LOS ANGELES — The aim is aspirational: Hospital executives shouldn’t make more than the president of the United States.
Next spring, Los Angeles city voters will have a chance to put the brake on runaway salaries by capping hospital executives’ pay at $450,000 a year. The measure, proposed by a local union and approved by the City Council in June, will appear on the March 2024 ballot.
The vote will be the first fruit of a long-running campaign by the Service Employees International Union-United Healthcare Workers West, a California union with more than 100,000 members, to cap compensation. The advance has galvanized the union to collect signatures for similar efforts in San Diego, Chula Vista, and La Mesa.
Union officials say a cap is necessary given that hospital executives’ pay increases have outpaced those of hourly workers across the country, widening disparities, according to recent studies.
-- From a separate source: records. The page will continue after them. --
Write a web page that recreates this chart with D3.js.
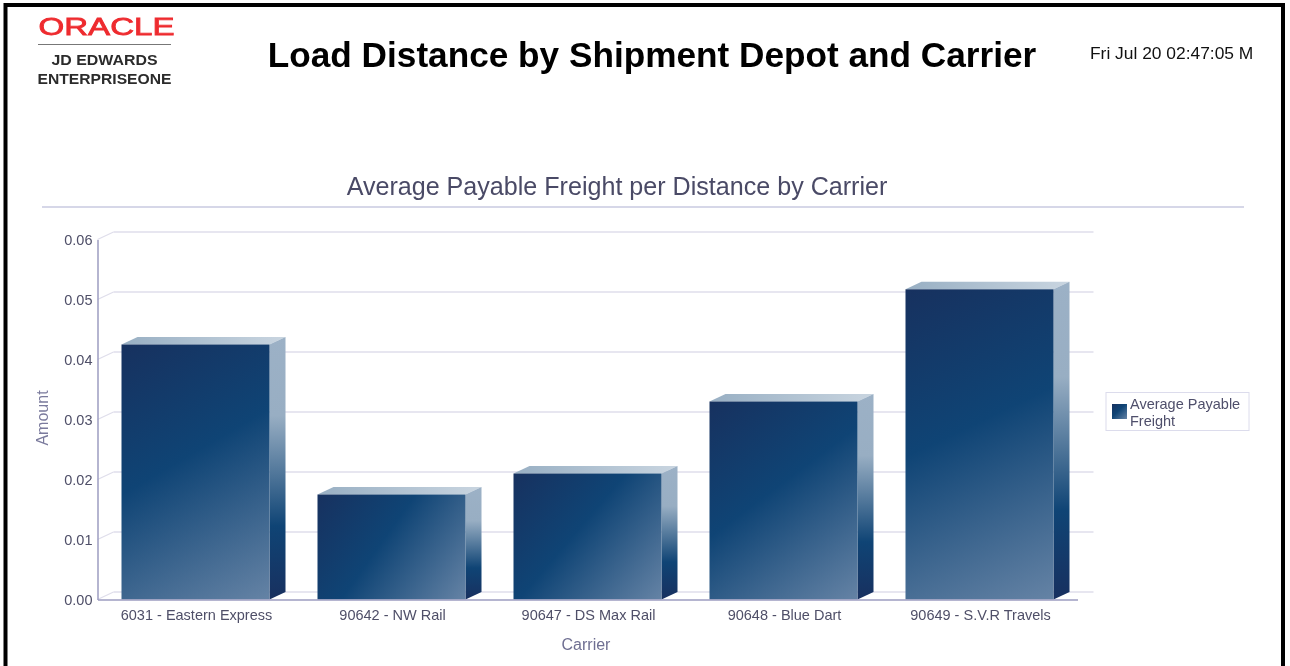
<!DOCTYPE html>
<html>
<head>
<meta charset="utf-8">
<script src="https://cdn.jsdelivr.net/npm/d3@7"></script>
<style>
html,body{margin:0;padding:0;background:#fff;overflow:hidden}
svg{display:block;filter:blur(0.35px)}
text{font-family:"Liberation Sans",Arial,sans-serif}
</style>
</head>
<body>
<svg id="c" width="1290" height="666"></svg>
<script>
const categories = ["6031 - Eastern Express","90642 - NW Rail","90647 - DS Max Rail","90648 - Blue Dart","90649 - S.V.R Travels"];
const values = [0.0425,0.0175,0.021,0.033,0.0517];
const yTicks = [0,0.01,0.02,0.03,0.04,0.05,0.06];
const seriesName = ["Average Payable","Freight"];
const reportTitle = "Load Distance by Shipment Depot and Carrier";
const chartTitle = "Average Payable Freight per Distance by Carrier";
const stamp = "Fri Jul 20 02:47:05 M";

const svg = d3.select("#c");
const defs = svg.append("defs");
const frontStops = [[0,"#17315f"],[0.44,"#0f4475"],[1,"#6583a5"]];
const grad = (id,attrs,stops)=>{
  const g = defs.append("linearGradient").attr("id",id);
  Object.entries(attrs).forEach(([k,v])=>g.attr(k,v));
  stops.forEach(([o,c])=>g.append("stop").attr("offset",o).attr("stop-color",c));
};
grad("side",{x1:0,y1:0,x2:0,y2:1},[[0,"#9cb1c6"],[0.3,"#98aec3"],[0.72,"#0f4475"],[1,"#18305f"]]);
grad("top",{x1:0,y1:0,x2:1,y2:0},[[0,"#98afc3"],[1,"#c9d5e0"]]);
defs.append("clipPath").attr("id","stampClip").append("rect")
  .attr("x",1080).attr("y",40).attr("width",172).attr("height",30);

const inkText="#4f4f68", gridC="#dfdeeb", axisC="#9c9cc0";

// page frame
svg.append("rect").attr("x",5.5).attr("y",5).attr("width",1277.5).attr("height",670)
  .attr("fill","#fff").attr("stroke","#000").attr("stroke-width",4);

// logo
const logo = svg.append("g");
logo.append("text").attr("x",106.5).attr("y",35).attr("text-anchor","middle")
  .attr("font-size",24).attr("fill","#ee2b2f").attr("stroke","#ee2b2f").attr("stroke-width",0.8)
  .attr("textLength",136).attr("lengthAdjust","spacingAndGlyphs").text("ORACLE");
logo.append("line").attr("x1",38).attr("x2",171).attr("y1",44.5).attr("y2",44.5).attr("stroke","#777").attr("stroke-width",1);
logo.append("text").attr("x",104.5).attr("y",65).attr("text-anchor","middle").attr("font-size",15.5).attr("font-weight","bold").attr("fill","#2b2b2b")
  .attr("textLength",106).attr("lengthAdjust","spacingAndGlyphs").text("JD EDWARDS");
logo.append("text").attr("x",104.5).attr("y",84).attr("text-anchor","middle").attr("font-size",15.5).attr("font-weight","bold").attr("fill","#2b2b2b")
  .attr("textLength",134).attr("lengthAdjust","spacingAndGlyphs").text("ENTERPRISEONE");

// header
svg.append("text").attr("x",652).attr("y",67).attr("text-anchor","middle")
  .attr("font-size",35.2).attr("font-weight","bold").attr("fill","#000").text(reportTitle);
svg.append("text").attr("x",1090).attr("y",59).attr("font-size",17.4).attr("fill","#111")
  .attr("clip-path","url(#stampClip)").text(stamp);

svg.append("text").attr("x",617).attr("y",195).attr("text-anchor","middle")
  .attr("font-size",25.1).attr("fill","#4a4a66").text(chartTitle);
svg.append("line").attr("x1",42).attr("x2",1244).attr("y1",207).attr("y2",207).attr("stroke","#c9cae0").attr("stroke-width",1.5);

// chart
const depthX=16, depthY=7.5;
const y = d3.scaleLinear().domain([0,0.06]).range([599.5,239.5]);
const x = d3.scaleBand().domain(categories).range([97.5,1077.5]).paddingInner(48/196).paddingOuter(24/196);

const grid = svg.append("g");
grid.selectAll("g").data(yTicks).join("g").each(function(t){
  const g=d3.select(this), yy=y(t);
  g.append("line").attr("x1",x.range()[0]+depthX).attr("x2",x.range()[1]+depthX)
    .attr("y1",yy-depthY).attr("y2",yy-depthY).attr("stroke",gridC).attr("stroke-width",1.5);
  g.append("line").attr("x1",x.range()[0]).attr("x2",x.range()[0]+depthX)
    .attr("y1",yy).attr("y2",yy-depthY).attr("stroke",gridC).attr("stroke-width",1.2);
});

// bars
const bars = svg.append("g").selectAll("g").data(categories.map((c,i)=>({c,v:values[i],i}))).join("g");
bars.each(d=>{
  const g = defs.append("linearGradient").attr("id","front"+d.i).attr("gradientUnits","userSpaceOnUse")
    .attr("x1",x(d.c)).attr("y1",y(d.v)).attr("x2",x(d.c)+x.bandwidth()).attr("y2",y(0));
  frontStops.forEach(([o,c])=>g.append("stop").attr("offset",o).attr("stop-color",c));
});
bars.append("path").attr("fill","url(#top)").attr("d",d=>{
  const a=x(d.c),b=a+x.bandwidth(),t=y(d.v);
  return `M${a},${t}L${a+depthX},${t-depthY}L${b+depthX},${t-depthY}L${b},${t}Z`;
});
bars.append("path").attr("fill","url(#side)").attr("d",d=>{
  const b=x(d.c)+x.bandwidth(),t=y(d.v),z=y(0);
  return `M${b},${t}L${b+depthX},${t-depthY}L${b+depthX},${z-depthY}L${b},${z}Z`;
});
bars.append("rect").attr("fill",d=>`url(#front${d.i})`)
  .attr("x",d=>x(d.c)).attr("y",d=>y(d.v))
  .attr("width",x.bandwidth()).attr("height",d=>y(0)-y(d.v));

// axes
const yAxis = svg.append("g").attr("transform",`translate(${x.range()[0]},0)`)
  .call(d3.axisLeft(y).tickValues(yTicks).tickFormat(d3.format(".2f")).tickSize(0).tickPadding(5));
yAxis.select(".domain").attr("stroke",axisC).attr("stroke-width",1.5);
yAxis.selectAll("text").attr("font-size",14.5).attr("fill",inkText).attr("font-family","Liberation Sans");

const xAxis = svg.append("g").attr("transform",`translate(0,${y(0)})`)
  .call(d3.axisBottom(x).tickSize(0).tickPadding(10));
xAxis.select(".domain").attr("stroke",axisC).attr("stroke-width",1.5);
xAxis.selectAll("text").attr("font-size",14.5).attr("fill",inkText).attr("font-family","Liberation Sans").attr("dx",1);

svg.append("text").attr("transform","translate(48,418) rotate(-90)").attr("text-anchor","middle")
  .attr("font-size",16).attr("fill","#7b7b9d").text("Amount");
svg.append("text").attr("x",586).attr("y",650).attr("text-anchor","middle")
  .attr("font-size",16).attr("fill","#6f6f92").text("Carrier");

// legend
svg.append("rect").attr("x",1106).attr("y",392.5).attr("width",143).attr("height",38)
  .attr("fill","#fff").attr("stroke","#dcdcec").attr("stroke-width",1);
const swatch = defs.append("linearGradient").attr("id","swatch").attr("x1",0).attr("y1",0).attr("x2",1).attr("y2",1);
frontStops.forEach(([o,c])=>swatch.append("stop").attr("offset",o).attr("stop-color",c));
svg.append("rect").attr("x",1112).attr("y",404).attr("width",15).attr("height",15).attr("fill","url(#swatch)");
svg.append("g").selectAll("text").data(seriesName).join("text")
  .attr("x",1130).attr("y",(d,i)=>409+i*16.5).attr("font-size",14.5).attr("fill","#4f4f6b").text(d=>d);
</script>
</body>
</html>
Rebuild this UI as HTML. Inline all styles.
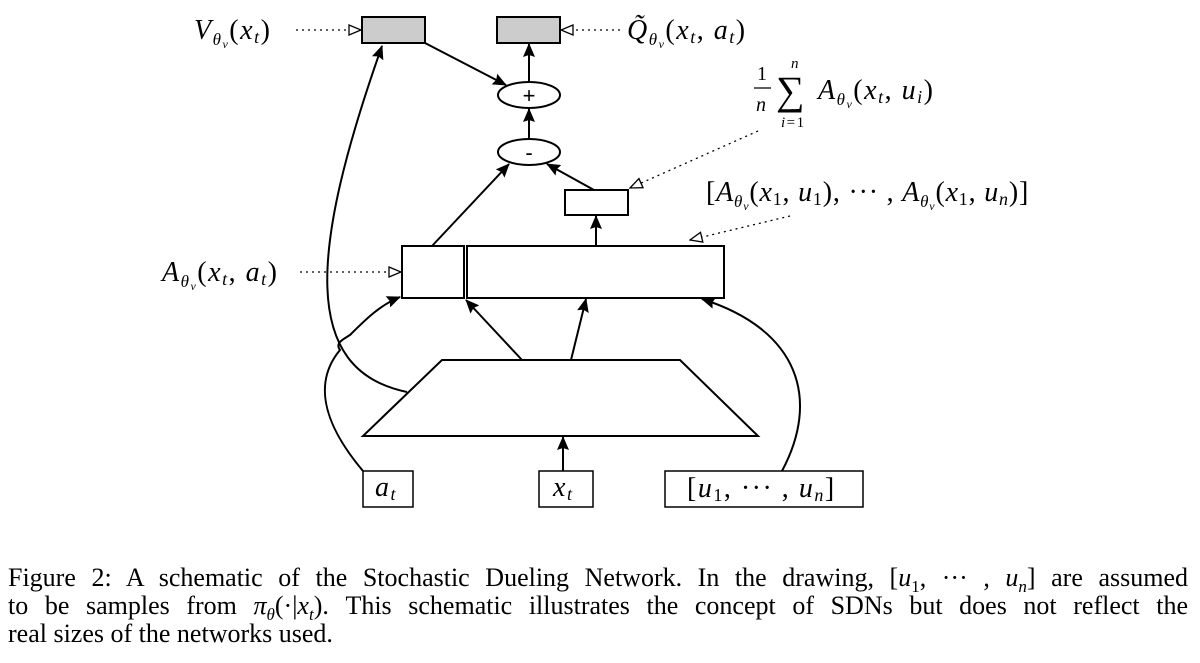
<!DOCTYPE html>
<html><head><meta charset="utf-8"><style>
html,body{margin:0;padding:0;background:#fff;}
body{width:1200px;height:663px;overflow:hidden;position:relative;}
svg{position:absolute;left:0;top:0;}
.m{font-family:"Liberation Serif",serif;font-style:italic;letter-spacing:1.5px;}
.cap{position:absolute;left:8px;width:1180px;font-family:"Liberation Serif",serif;font-size:26px;line-height:27.5px;text-align:justify;text-align-last:justify;color:#000;white-space:nowrap;}
.cap sub{font-size:17px;line-height:0;}
</style></head><body>
<svg width="1200" height="663" viewBox="0 0 1200 663">
<defs>
<marker id="a" markerWidth="14" markerHeight="12" refX="13" refY="6" orient="auto" markerUnits="userSpaceOnUse"><path d="M0,0 L14,6 L0,12 L2,6z" fill="#000"/></marker>
<marker id="h" markerWidth="14" markerHeight="12" refX="13" refY="6" orient="auto" markerUnits="userSpaceOnUse"><path d="M1,1 L13,6 L1,11z" fill="#fff" stroke="#000" stroke-width="1.3"/></marker>
</defs>
<g stroke="#000" stroke-width="2" fill="none">
<rect x="362" y="17" width="63" height="26" fill="#ccc"/>
<rect x="497" y="17" width="63" height="26" fill="#ccc"/>
<ellipse cx="529" cy="95" rx="31" ry="13" fill="#fff"/>
<ellipse cx="529" cy="152" rx="31" ry="13" fill="#fff"/>
<rect x="565" y="190" width="63" height="25" fill="#fff"/>
<rect x="402" y="246" width="62" height="52" fill="#fff"/>
<rect x="467" y="246" width="257" height="52" fill="#fff"/>
<path d="M442,360 L680,360 L758,436 L363,436 Z" fill="#fff"/>
<rect x="363" y="471" width="50" height="36" fill="#fff" stroke-width="1.5"/>
<rect x="539" y="471" width="54" height="36" fill="#fff" stroke-width="1.5"/>
<rect x="665" y="471" width="198" height="36" fill="#fff" stroke-width="1.5"/>
<g marker-end="url(#a)">
<line x1="425" y1="43" x2="506" y2="85"/>
<line x1="529" y1="82" x2="529" y2="44"/>
<line x1="529" y1="139" x2="529" y2="109"/>
<line x1="432" y1="246" x2="509" y2="164"/>
<line x1="594" y1="190" x2="547" y2="164"/>
<line x1="596" y1="246" x2="596" y2="216"/>
<line x1="522" y1="360" x2="466" y2="300"/>
<line x1="571" y1="360" x2="586" y2="299"/>
<line x1="563" y1="471" x2="563" y2="437"/>
<path d="M782,471 C820,400 800,330 702,299"/>
<path d="M363,471 C320,420 315,380 340,350 C335,343 342,340 350,335 C365,320 380,305 400,297"/>
<path d="M407,392 C300,370 310,250 382,46"/>
</g>
<g stroke-width="1.3" stroke-dasharray="2,4" marker-end="url(#h)">
<line x1="296" y1="30" x2="361" y2="30"/>
<line x1="620" y1="30" x2="561" y2="30"/>
<line x1="300" y1="272" x2="401" y2="272"/>
<line x1="758" y1="131" x2="630" y2="188"/>
<line x1="790" y1="216" x2="690" y2="240"/>
</g>
</g>
<g class="m" fill="#000" font-size="28">
<text x="194" y="39">V<tspan font-size="17" dy="6">θ<tspan font-size="12" dy="3">v</tspan></tspan><tspan dy="-9" font-style="normal">(</tspan>x<tspan font-size="18" dy="4">t</tspan><tspan dy="-4" font-style="normal">)</tspan></text>
<text x="627" y="39">Q̃<tspan font-size="17" dy="6">θ<tspan font-size="12" dy="3">v</tspan></tspan><tspan dy="-9" font-style="normal">(</tspan>x<tspan font-size="18" dy="4">t</tspan><tspan dy="-4" font-style="normal">, </tspan>a<tspan font-size="18" dy="4">t</tspan><tspan dy="-4" font-style="normal">)</tspan></text>
<text x="162" y="281">A<tspan font-size="17" dy="6">θ<tspan font-size="12" dy="3">v</tspan></tspan><tspan dy="-9" font-style="normal">(</tspan>x<tspan font-size="18" dy="4">t</tspan><tspan dy="-4" font-style="normal">, </tspan>a<tspan font-size="18" dy="4">t</tspan><tspan dy="-4" font-style="normal">)</tspan></text>
<text x="757" y="80" font-style="normal" font-size="20">1</text>
<line x1="754" y1="88" x2="771" y2="88" stroke="#000" stroke-width="1.2"/>
<text x="756" y="111" font-size="20">n</text>
<text x="776" y="104" font-style="normal" font-size="40">∑</text>
<text x="791" y="68" font-size="15">n</text>
<text x="781" y="127" font-size="15">i<tspan font-style="normal">=1</tspan></text>
<text x="818" y="99">A<tspan font-size="17" dy="6">θ<tspan font-size="12" dy="3">v</tspan></tspan><tspan dy="-9" font-style="normal">(</tspan>x<tspan font-size="18" dy="4">t</tspan><tspan dy="-4" font-style="normal">, </tspan>u<tspan font-size="18" dy="4">i</tspan><tspan dy="-4" font-style="normal">)</tspan></text>
<text x="706" y="201" letter-spacing="0.8"><tspan font-style="normal">[</tspan>A<tspan font-size="17" dy="6">θ<tspan font-size="12" dy="3">v</tspan></tspan><tspan dy="-9" font-style="normal">(</tspan>x<tspan font-size="18" dy="4" font-style="normal">1</tspan><tspan dy="-4" font-style="normal">, </tspan>u<tspan font-size="18" dy="4" font-style="normal">1</tspan><tspan dy="-4" font-style="normal">), ··· , </tspan>A<tspan font-size="17" dy="6">θ<tspan font-size="12" dy="3">v</tspan></tspan><tspan dy="-9" font-style="normal">(</tspan>x<tspan font-size="18" dy="4" font-style="normal">1</tspan><tspan dy="-4" font-style="normal">, </tspan>u<tspan font-size="18" dy="4">n</tspan><tspan dy="-4" font-style="normal">)]</tspan></text>
<text x="375" y="496">a<tspan font-size="18" dy="4">t</tspan></text>
<text x="553" y="496">x<tspan font-size="18" dy="4">t</tspan></text>
<text x="687" y="497"><tspan font-style="normal">[</tspan>u<tspan font-size="18" dy="4" font-style="normal">1</tspan><tspan dy="-4" font-style="normal">, ··· , </tspan>u<tspan font-size="18" dy="4">n</tspan><tspan dy="-4" font-style="normal">]</tspan></text>
</g>
<g font-family="Liberation Sans,sans-serif" font-size="22" text-anchor="middle" fill="#000">
<text x="529" y="103">+</text>
<text x="529" y="160">-</text>
</g>
</svg>
<div class="cap" style="top:564px">Figure 2: A schematic of the Stochastic Dueling Network. In the drawing, [<i>u</i><sub>1</sub>, ··· , <i>u<sub>n</sub></i>] are assumed</div>
<div class="cap" style="top:592px">to be samples from <i>π<sub>θ</sub></i>(·|<i>x<sub>t</sub></i>). This schematic illustrates the concept of SDNs but does not reflect the</div>
<div class="cap" style="top:620px;text-align-last:left">real sizes of the networks used.</div>
</body></html>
Critics accuse the union of playing politics.
The California Hospital Association, which lobbies for the hospital industry, says the proposal would drive out talent and is meant to exert pressure on hospitals, referencing previous proposals the union has made over the past 10 years.
“This measure won’t do anything to reduce health care costs or improve the quality of care in the community,” said Jan Emerson-Shea, a spokesperson for the hospital association. “On the contrary, it will only make it more difficult to recruit qualified hospital leaders, including physicians and nurse leaders.”